• _EXERCISE_
Transcribe the whole listing below without changing a word, but leave out every image.

Charts and diagrams as code:
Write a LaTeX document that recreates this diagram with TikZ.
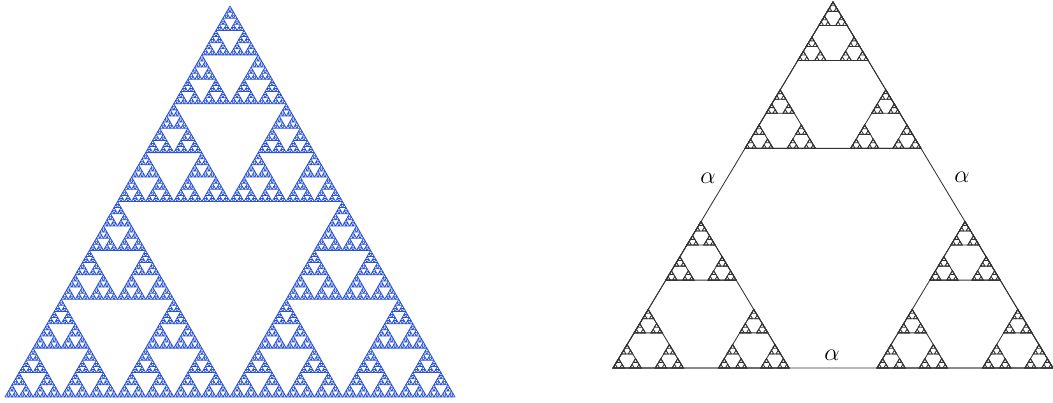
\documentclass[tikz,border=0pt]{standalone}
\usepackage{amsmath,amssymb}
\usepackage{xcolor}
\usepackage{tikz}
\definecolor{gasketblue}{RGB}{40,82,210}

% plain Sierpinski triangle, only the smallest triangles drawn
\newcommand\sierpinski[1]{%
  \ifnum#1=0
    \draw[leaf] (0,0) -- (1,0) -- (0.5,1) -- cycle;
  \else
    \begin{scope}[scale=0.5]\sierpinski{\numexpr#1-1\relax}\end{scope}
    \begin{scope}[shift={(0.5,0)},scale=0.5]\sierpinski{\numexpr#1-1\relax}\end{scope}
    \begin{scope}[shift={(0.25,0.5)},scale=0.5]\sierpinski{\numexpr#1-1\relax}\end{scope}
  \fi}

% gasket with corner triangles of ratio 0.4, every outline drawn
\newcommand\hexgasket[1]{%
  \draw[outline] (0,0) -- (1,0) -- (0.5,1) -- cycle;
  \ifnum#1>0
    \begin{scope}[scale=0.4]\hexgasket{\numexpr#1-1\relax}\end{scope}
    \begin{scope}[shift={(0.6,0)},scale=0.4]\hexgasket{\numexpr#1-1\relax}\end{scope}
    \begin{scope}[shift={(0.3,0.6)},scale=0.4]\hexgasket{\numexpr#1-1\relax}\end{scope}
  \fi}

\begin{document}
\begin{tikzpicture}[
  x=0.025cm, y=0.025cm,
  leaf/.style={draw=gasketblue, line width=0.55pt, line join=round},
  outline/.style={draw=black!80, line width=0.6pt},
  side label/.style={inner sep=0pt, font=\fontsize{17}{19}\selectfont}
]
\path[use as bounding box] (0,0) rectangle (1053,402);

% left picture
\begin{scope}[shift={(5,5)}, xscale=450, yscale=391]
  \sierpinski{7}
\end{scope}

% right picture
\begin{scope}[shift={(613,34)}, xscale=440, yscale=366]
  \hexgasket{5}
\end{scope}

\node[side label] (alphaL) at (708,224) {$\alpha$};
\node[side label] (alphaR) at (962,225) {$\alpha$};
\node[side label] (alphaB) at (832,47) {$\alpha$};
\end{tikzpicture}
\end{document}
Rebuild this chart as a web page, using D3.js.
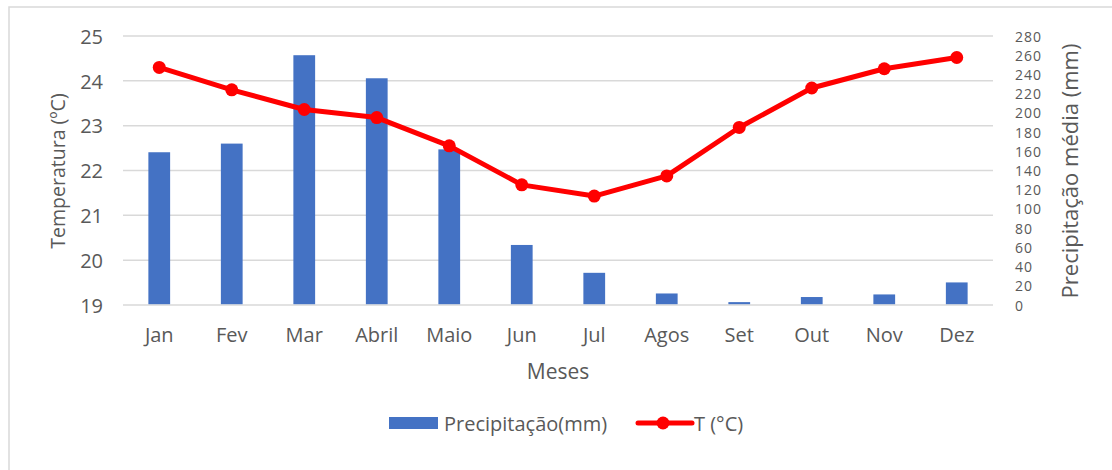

• _SOLUTION TO THIS TASK_
Write a LaTeX document that recreates this diagram with TikZ.
\documentclass[tikz,border=0pt]{standalone}
\usepackage{amsmath,amssymb}
\usepackage{xcolor}
\usepackage{tikz}
\definecolor{gasketblue}{RGB}{40,82,210}

% plain Sierpinski triangle, only the smallest triangles drawn
\newcommand\sierpinski[1]{%
  \ifnum#1=0
    \draw[leaf] (0,0) -- (1,0) -- (0.5,1) -- cycle;
  \else
    \begin{scope}[scale=0.5]\sierpinski{\numexpr#1-1\relax}\end{scope}
    \begin{scope}[shift={(0.5,0)},scale=0.5]\sierpinski{\numexpr#1-1\relax}\end{scope}
    \begin{scope}[shift={(0.25,0.5)},scale=0.5]\sierpinski{\numexpr#1-1\relax}\end{scope}
  \fi}

% gasket with corner triangles of ratio 0.4, every outline drawn
\newcommand\hexgasket[1]{%
  \draw[outline] (0,0) -- (1,0) -- (0.5,1) -- cycle;
  \ifnum#1>0
    \begin{scope}[scale=0.4]\hexgasket{\numexpr#1-1\relax}\end{scope}
    \begin{scope}[shift={(0.6,0)},scale=0.4]\hexgasket{\numexpr#1-1\relax}\end{scope}
    \begin{scope}[shift={(0.3,0.6)},scale=0.4]\hexgasket{\numexpr#1-1\relax}\end{scope}
  \fi}

\begin{document}
\begin{tikzpicture}[
  x=0.025cm, y=0.025cm,
  leaf/.style={draw=gasketblue, line width=0.55pt, line join=round},
  outline/.style={draw=black!80, line width=0.6pt},
  side label/.style={inner sep=0pt, font=\fontsize{17}{19}\selectfont}
]
\path[use as bounding box] (0,0) rectangle (1053,402);

% left picture
\begin{scope}[shift={(5,5)}, xscale=450, yscale=391]
  \sierpinski{7}
\end{scope}

% right picture
\begin{scope}[shift={(613,34)}, xscale=440, yscale=366]
  \hexgasket{5}
\end{scope}

\node[side label] (alphaL) at (708,224) {$\alpha$};
\node[side label] (alphaR) at (962,225) {$\alpha$};
\node[side label] (alphaB) at (832,47) {$\alpha$};
\end{tikzpicture}
\end{document}
Rebuild this chart as a web page, using D3.js.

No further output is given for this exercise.